Quanto à morte do Cacique Ivan Tenharim, ela não pode ser usada como pretexto desencadeador dos eventos de depredação de órgãos públicos que prestam serviço as etnias e os ataques nas aldeias, já que consideram que a morte do Cacique foi provocada em função do acidente de moto que atingiu a sua cabeça conforme atestado no laudo pericial. O que pode ser avaliado é que pela natureza e agressividade da ação – constatei isso com meus próprios olhos - isso já estava sendo planejado há muito tempo e certamente contou com expressivo financiamento e apoio de madeireiros, comerciantes e fazendeiros, um verdadeiro ajuste de contas como disse a OPAN.
  
Em relação aos desaparecidos, os Tenharim tem afirmado com veemência que não tem nenhuma relação com o assunto. Colocaram-se a disposição da justiça possibilitando a entrada de investigadores nas aldeias, para que essa situação fosse esclarecida e assim a rotina das famílias fosse reestabelecida. De modo que não é verdade o que dizem sobre impedimento de autoridades no território indígena. Vale salientar que os Tenharim já expressaram aos familiares dos desaparecidos sua solidariedade, informando que em nenhum momento os índios podem ser responsabilizados pelo sumiço de ninguém e nem sofrer injustiças em função disso. Inclusive as oitivas da Polícia Federal já estão acontecendo.

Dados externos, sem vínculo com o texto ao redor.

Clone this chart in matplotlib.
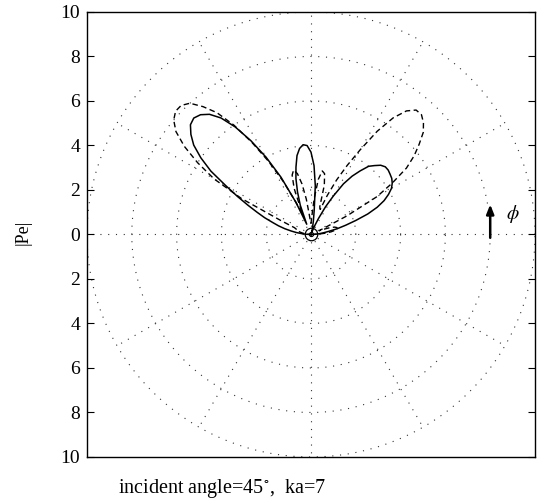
import numpy as np
import matplotlib
matplotlib.use("Agg")
import matplotlib.pyplot as plt

plt.rcParams['font.family'] = ['Liberation Serif', 'DejaVu Serif']
plt.rcParams['mathtext.fontset'] = 'stix'

# angles (degrees) at which the pattern was read
angles_deg = [0, 2.5, 5, 7.5, 10, 12.5, 15, 17.5, 20, 22.5, 25, 27.5, 30, 32.5, 35, 37.5,
              40, 42.5, 45, 47.5, 50, 52.5, 55, 57.5, 60, 62.5, 65, 67.5, 70, 72.5, 75, 77.5,
              80, 82.5, 85, 87.5, 90, 92.5, 95, 97.5, 100, 102.5, 105, 107.5, 110, 112.5,
              115, 117.5, 120, 122.5, 125, 127.5, 130, 132.5, 135, 137.5, 140, 142.5, 145,
              147.5, 150, 152.5, 155, 157.5, 160, 162.5, 165, 167.5, 170, 172.5, 175, 177.5, 180]

# |Pe| solid curve
pe_solid = [0.0, 0.15, 0.35, 0.55, 0.8, 1.2, 1.6, 2.1, 2.7, 3.2, 3.6, 3.9, 4.15, 4.3, 4.4, 4.45,
            4.5, 4.5, 4.4, 4.2, 4.0, 3.6, 3.2, 2.7, 2.0, 1.4, 0.8, 0.4, 0.15, 0.1, 0.15, 0.3,
            0.6, 1.1, 2.2, 3.1, 3.7, 4.0, 4.05, 3.9, 3.6, 3.1, 2.6, 2.0, 1.4, 0.5,
            1.6, 2.9, 4.0, 5.0, 5.9, 6.6, 7.05, 7.3, 7.4, 7.3, 7.0, 6.6, 6.0,
            5.3, 4.4, 3.7, 3.1, 2.6, 2.2, 1.8, 1.5, 1.2, 0.9, 0.65, 0.4, 0.2, 0.0]

# |Pe| dashed curve
pe_dashed = [0.0, 0.3, 0.6, 0.9, 1.1, 1.2, 1.2, 1.1, 0.9, 0.6, 0.4, 1.8, 3.4, 4.3, 5.2, 5.8,
             6.3, 6.8, 7.1, 7.3, 7.3, 7.0, 6.4, 5.5, 4.4, 3.5, 2.7, 1.9, 1.2, 1.3, 2.3, 2.8,
             2.9, 2.5, 1.6, 0.8, 0.5, 0.6, 0.9, 1.6, 2.3, 2.8, 3.0, 2.8, 2.2, 1.0,
             1.6, 2.7, 3.8, 4.9, 6.0, 6.9, 7.5, 8.0, 8.2, 8.2, 8.0, 7.6, 6.9,
             6.0, 5.0, 3.5, 1.5, 0.8, 0.7, 0.7, 0.6, 0.5, 0.4, 0.3, 0.2, 0.1, 0.0]

grid_radii = [2, 4, 6, 8, 10]
spoke_angles = [0, 30, 60, 90, 120, 150, 180, 210, 240, 270, 300, 330]
yticks = [-10, -8, -6, -4, -2, 0, 2, 4, 6, 8, 10]
ytick_labels = [str(abs(v)) for v in yticks]

fig = plt.figure(figsize=(5.42, 5.03), dpi=100)
ax = fig.add_axes([0.1605, 0.0915, 0.8266, 0.8847])

# polar grid (sparse dots)
t = np.linspace(0, 2 * np.pi, 400)
for r in grid_radii:
    ax.plot(r * np.cos(t), r * np.sin(t), color='0.2', lw=0.8,
            linestyle=(0, (1, 6)), zorder=1)
for a in spoke_angles:
    ar = np.deg2rad(a)
    ax.plot([0, 10 * np.cos(ar)], [0, 10 * np.sin(ar)], color='0.2', lw=0.8,
            linestyle=(0, (1, 6)), zorder=1)

th = np.deg2rad(np.array(angles_deg))
rs = np.array(pe_solid)
rd = np.array(pe_dashed)
ax.plot(rs * np.cos(th), rs * np.sin(th), color='black', lw=1.1, zorder=3)
ax.plot(rd * np.cos(th), rd * np.sin(th), color='black', lw=1.0,
        linestyle=(0, (4, 2.5)), zorder=3)

# origin marker
ax.plot([0], [0], marker='o', ms=9, mfc='none', mec='black', mew=0.9, zorder=4)
ax.plot([0], [0], marker='o', ms=3, mfc='none', mec='black', mew=0.8, zorder=4)

# arrow and phi
ax.annotate('', xy=(8.0, 1.35), xytext=(8.0, -0.15),
            arrowprops=dict(arrowstyle='-|>,head_length=0.55,head_width=0.22',
                            color='black', lw=1.8, shrinkA=0, shrinkB=0))
ax.text(9.0, 0.9, r'$\phi$', fontsize=14, ha='center', va='center')

ax.set_xlim(-10, 10)
ax.set_ylim(-10, 10)
ax.set_xticks([])
ax.set_yticks(yticks)
ax.set_yticklabels(ytick_labels, fontsize=14)
ax.tick_params(axis='y', direction='in', length=5, width=0.8, right=True, pad=5)
for s in ax.spines.values():
    s.set_linewidth(1.0)

fig.text(23 / 542, 1 - 232 / 503, '|Pe|', rotation=90, fontsize=13,
         ha='center', va='center')
fig.text(118 / 542, 1 - 488 / 503, 'incident angle=45$^{\\circ}$,  ka=7', fontsize=14.5,
         ha='left', va='center')

fig.savefig('out.png', dpi=100)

Enfim, embora proclame o desejo de informar - o texto explicita um conjunto de dados parciais que levam em conta apenas um lado, numa clara visão anti-indígena, que sugere um visível incômodo de boa parte de grupos regionais poderosos que estão e sempre estiveram desconfortáveis com a presença dos índios no sul do Amazonas cujo conflito teve origem em 1972 desde a instalação da rodovia Transamazônica sem nenhum diálogo com essa população que sofreu profundos e danosos impactos com esse empreendimento. De lá pra cá muitos outros episódios de violência tem assolado os Tenharim, o conhecimento dessa contextualização permite compreender um pouco mais esse complexo jogo de interesses econômicos e de descaso das autoridades públicas que vem marcando e produzindo violências no sul do Amazonas.